The Department of Home Affairs chief director for permits, Ronney Marhule, unsuccessfully attempted to appeal Labour Court Judge Edwin Tlhotlhalemaje’s ruling that had dismissed his application. Marhule challenged the fact that Home Affairs had had legal representation during his disciplinary hearing while he had not.
On Friday, Judge Tlhotlhalemaje found that there was no basis for any conclusion to be reached that the factual matrix of Marhule’s case would receive a different treatment from the Labour Appeal Court.
”There are no legitimate disputes on the law raised nor are there any novel issues that deserve the attention of the Labour Appeal Court. Accordingly, the leave to appeal enjoys no reasonable prospects of the Labour Appeal Court coming to any different conclusion to that arrived in my judgment,” the judge found.
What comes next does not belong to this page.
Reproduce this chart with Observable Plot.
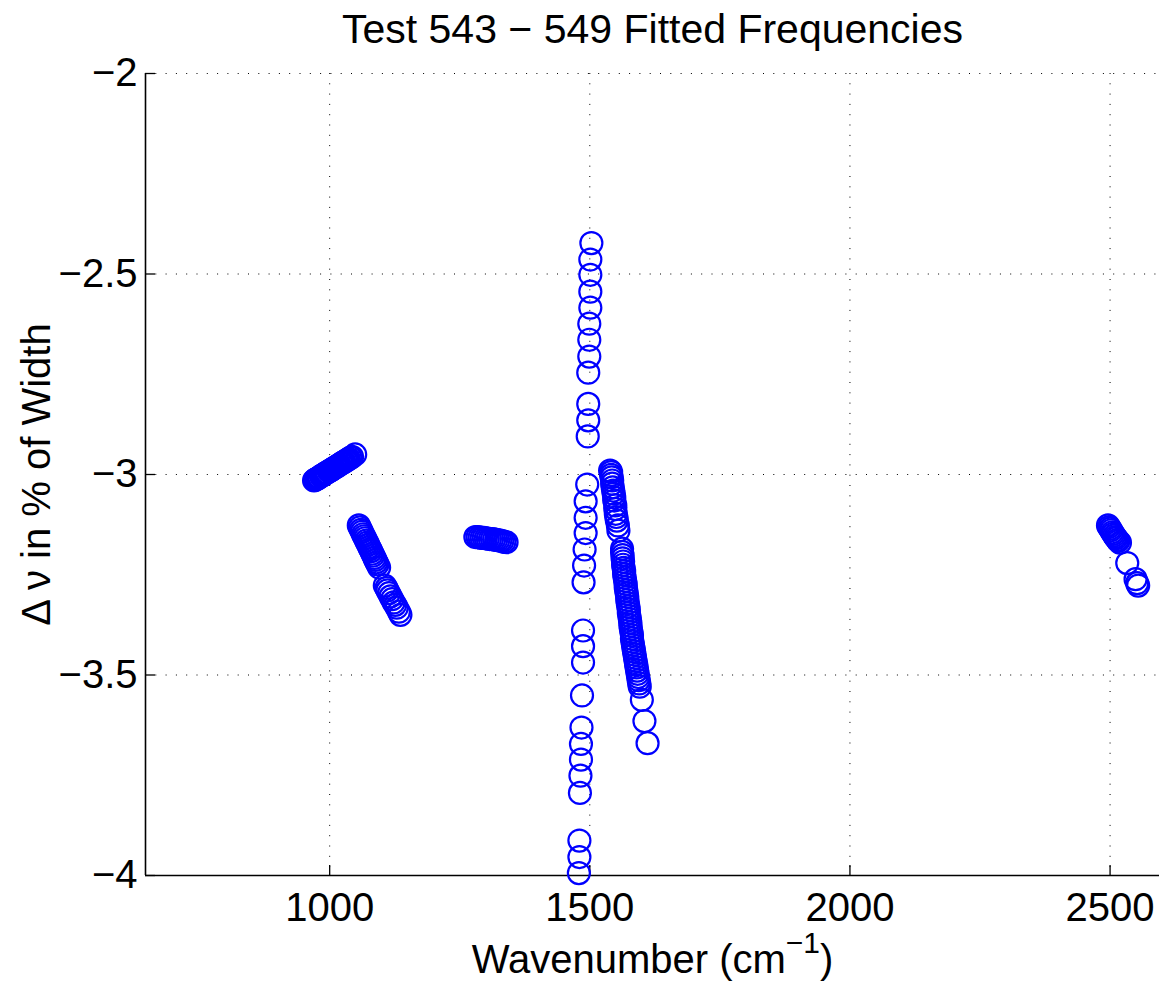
<!DOCTYPE html>
<html>
<head>
<meta charset="utf-8">
<script src="https://cdn.jsdelivr.net/npm/d3@7"></script>
<script src="https://cdn.jsdelivr.net/npm/@observablehq/plot@0.6"></script>
<style>
  html, body { margin: 0; padding: 0; background: #fff; overflow: hidden; }
  #chart svg { display: block; }
</style>
</head>
<body>
<div id="chart"></div>
<script>
// ---- Data ----
// Cluster near 970-1050 cm^-1
const xA = [970, 972, 974, 976, 978, 980, 983, 985, 987, 989, 991, 993, 995, 998, 1000, 1002, 1004, 1006, 1008,
            1011, 1013, 1015, 1017, 1019, 1022, 1024, 1026, 1028, 1031, 1033, 1035, 1037, 1040, 1043, 1049];
const yA = [-3.015, -3.013, -3.012, -3.010, -3.009, -3.007, -3.004, -3.003, -3.001, -3.000, -2.998, -2.996, -2.995, -2.992, -2.991, -2.989, -2.988, -2.986, -2.984,
            -2.982, -2.980, -2.979, -2.977, -2.975, -2.973, -2.971, -2.970, -2.968, -2.966, -2.964, -2.962, -2.961, -2.958, -2.956, -2.950];
// Cluster near 1056-1095
const xB = [1056, 1058, 1060, 1062, 1064, 1066, 1068, 1070, 1072, 1074, 1076, 1078, 1080, 1082, 1084, 1086, 1088, 1090, 1092, 1095];
const yB = [-3.127, -3.132, -3.138, -3.143, -3.149, -3.154, -3.159, -3.165, -3.170, -3.175, -3.181, -3.186, -3.191, -3.197, -3.202, -3.208, -3.213, -3.219, -3.224, -3.232];
// Cluster near 1106-1136
const xC = [1106, 1109, 1111, 1114, 1117, 1120, 1123, 1126, 1129, 1133, 1136];
const yC = [-3.277, -3.283, -3.289, -3.296, -3.304, -3.311, -3.319, -3.325, -3.332, -3.342, -3.350];
// Cluster near 1280-1340
const xD = [1280, 1284, 1288, 1292, 1296, 1300, 1304, 1308, 1312, 1316, 1320, 1324, 1328, 1332, 1336, 1340];
const yD = [-3.156, -3.156, -3.157, -3.158, -3.158, -3.159, -3.160, -3.161, -3.161, -3.162, -3.163, -3.164, -3.165, -3.166, -3.168, -3.169];
// Near-vertical column near 1480-1503
const xE = [1503, 1501, 1501, 1501, 1501, 1499, 1499, 1499, 1497, 1497, 1497, 1496,
            1495, 1492, 1492, 1492, 1490, 1489, 1488, 1487, 1487, 1487,
            1485, 1484, 1483, 1483, 1482, 1481, 1480, 1480, 1479];
const yE = [-2.423, -2.464, -2.502, -2.544, -2.584, -2.624, -2.664, -2.706, -2.746, -2.824, -2.865, -2.905,
            -3.025, -3.067, -3.108, -3.146, -3.187, -3.227, -3.269, -3.389, -3.428, -3.469,
            -3.551, -3.631, -3.672, -3.711, -3.751, -3.794, -3.913, -3.954, -3.994];
// Slanted strand near 1540-1611
const xF = [1539, 1541, 1541, 1542, 1543, 1543, 1544, 1545, 1546, 1547, 1547, 1549, 1549, 1550, 1551, 1552, 1554, 1555,
            1562, 1562, 1563, 1563, 1564, 1564, 1565, 1566, 1566, 1567, 1568, 1569, 1569, 1570, 1571, 1572, 1572, 1573,
            1574, 1575, 1575, 1576, 1577, 1578, 1578, 1579, 1580, 1581, 1581, 1582, 1583, 1584, 1585, 1586, 1587, 1588,
            1589, 1590, 1591, 1592, 1593, 1594, 1595, 1596, 1600, 1605, 1611];
const yF = [-2.990, -2.994, -3.001, -3.007, -3.015, -3.023, -3.032, -3.040, -3.048, -3.057, -3.065, -3.077, -3.086, -3.098, -3.106, -3.115, -3.127, -3.140,
            -3.185, -3.193, -3.201, -3.209, -3.217, -3.225, -3.233, -3.241, -3.249, -3.257, -3.265, -3.273, -3.281, -3.289, -3.297, -3.305, -3.313, -3.321,
            -3.329, -3.337, -3.345, -3.353, -3.361, -3.369, -3.377, -3.385, -3.393, -3.401, -3.409, -3.417, -3.425, -3.433, -3.441, -3.449, -3.457, -3.465,
            -3.473, -3.481, -3.489, -3.497, -3.505, -3.513, -3.521, -3.529, -3.562, -3.615, -3.670];
// Cluster near 2496-2554
const xG = [2496, 2498, 2500, 2502, 2504, 2506, 2508, 2510, 2512, 2514, 2516, 2519, 2533, 2549, 2552, 2554];
const yG = [-3.127, -3.131, -3.135, -3.139, -3.144, -3.148, -3.152, -3.156, -3.159, -3.163, -3.166, -3.170, -3.221, -3.261, -3.271, -3.277];

const xTicks = [1000, 1500, 2000, 2500];
const yTicks = [-4, -3.5, -3, -2.5, -2];
const xDomain = [646, 2595];
const yDomain = [-4, -2];

const titleText = "Test 543 \u2212 549 Fitted Frequencies";
const xLabelText = "Wavenumber (cm\u22121)";
const yLabelText = "\u0394 \u03bd in % of Width";

// ---- Build table ----
const points = [];
[[xA, yA], [xB, yB], [xC, yC], [xD, yD], [xE, yE], [xF, yF], [xG, yG]].forEach(([xs, ys]) => {
  xs.forEach((x, i) => points.push({ wavenumber: x, shift: ys[i] }));
});

const W = 1159, H = 982;
const mL = 145, mR = 0, mT = 73, mB = 107;
const xPerPx = (xDomain[1] - xDomain[0]) / (W - mL - mR);
const yPerPx = (yDomain[1] - yDomain[0]) / (H - mT - mB);
const tickLen = 10;
const fmtY = d => (d < 0 ? "\u2212" : "") + Math.abs(d);
const dotted = { stroke: "black", strokeOpacity: 1, strokeWidth: 1, strokeDasharray: "1,9.3" };
const font = "'Liberation Sans', Arial, Helvetica, sans-serif";

const chart = Plot.plot({
  width: W,
  height: H,
  marginLeft: mL,
  marginRight: mR,
  marginTop: mT,
  marginBottom: mB,
  style: { fontFamily: font, fontSize: "40px", color: "black", background: "white", overflow: "visible" },
  x: { domain: xDomain, label: null },
  y: { domain: yDomain, label: null },
  marks: [
    Plot.gridX(xTicks, dotted),
    Plot.gridY(yTicks, dotted),
    Plot.ruleX([xDomain[0]], { stroke: "black", strokeWidth: 1.6 }),
    Plot.ruleY([yDomain[0]], { stroke: "black", strokeWidth: 1.6 }),
    Plot.ruleX(xTicks, { y1: yDomain[0], y2: yDomain[0] + tickLen * yPerPx, stroke: "black", strokeWidth: 1.3 }),
    Plot.ruleY(yTicks, { x1: xDomain[0], x2: xDomain[0] + tickLen * xPerPx, stroke: "black", strokeWidth: 1.3 }),
    Plot.axisX(xTicks, { tickSize: 0, tickPadding: 17, fontSize: 40, tickFormat: d => String(d), label: null }),
    Plot.axisY(yTicks, { tickSize: 0, tickPadding: 8, fontSize: 40, tickFormat: fmtY, label: null }),
    Plot.dot(points, { x: "wavenumber", y: "shift", r: 11, stroke: "#0000ff", strokeWidth: 2.2, fill: "none" }),
    Plot.text([titleText], { text: d => d, frameAnchor: "top", dy: -31, lineAnchor: "bottom", fontSize: 41, fill: "black" }),
    Plot.text([xLabelText], { text: d => d, frameAnchor: "bottom", dy: 97, lineAnchor: "bottom", fontSize: 40, fill: "black" }),
    Plot.text([yLabelText], { text: d => d, frameAnchor: "left", dx: -96, rotate: -90, textAnchor: "middle", lineAnchor: "bottom", fontSize: 40, fill: "black" })
  ]
});

document.getElementById("chart").appendChild(chart);

// Superscript for the x label
d3.select(chart).selectAll("text").each(function () {
  if (this.textContent === xLabelText) {
    const t = d3.select(this);
    t.text(null);
    t.append("tspan").text("Wavenumber (cm");
    t.append("tspan").attr("dy", "-20").attr("font-size", "30px").text("\u22121");
    t.append("tspan").attr("dy", "20").text(")");
  }
});
</script>
</body>
</html>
Judge Tlhotlhalemaje said Marhule’s urgent application and the relief he sought, combined with his application for leave to appeal, had no merit and that the matter ought not have come that far.
He found that at the core of Marhule’s urgent application was a dispute about whether the parties should be allowed legal representation in the internal disciplinary proceedings and that home affairs director-general Livhuwani Makhode addressed each ground upon which leave to appeal was sought.
Independent Media reported last month that Marhule faced an internal disciplinary hearing for approving the Bushiris' permanent residency applications without complying with standard operating procedures.
He is accused of being party to recommending and approving Bushiri and his immediate family’s applications for permanent residency.
An internal home affairs investigation found that since March 2016, when Bushiri’s application for permanent residence was received, its approval has been done without proper compliance with the department’s standard operating procedures and was in contravention of the Immigration Act.
The Bushiris’ applications were captured and granted by its officials, using the incorrect section of the act as a result of Bushiri and his wife Mary’s commissions or omissions, according to the department’s evidence.
In the Labour Court in Braamfontein, Johannesburg, Marhule challenged the disciplinary hearing initiated against him, in which he and three other officials were accused of being enablers and facilitators who made it possible for Bushiri to obtain a permanent residence permit.
Home affairs also believes the irregular permanent residency allowed Bushiri and his family to remain in South Africa and commit criminal acts that include fraud, forgery and money laundering charges and later skip the country while out on bail.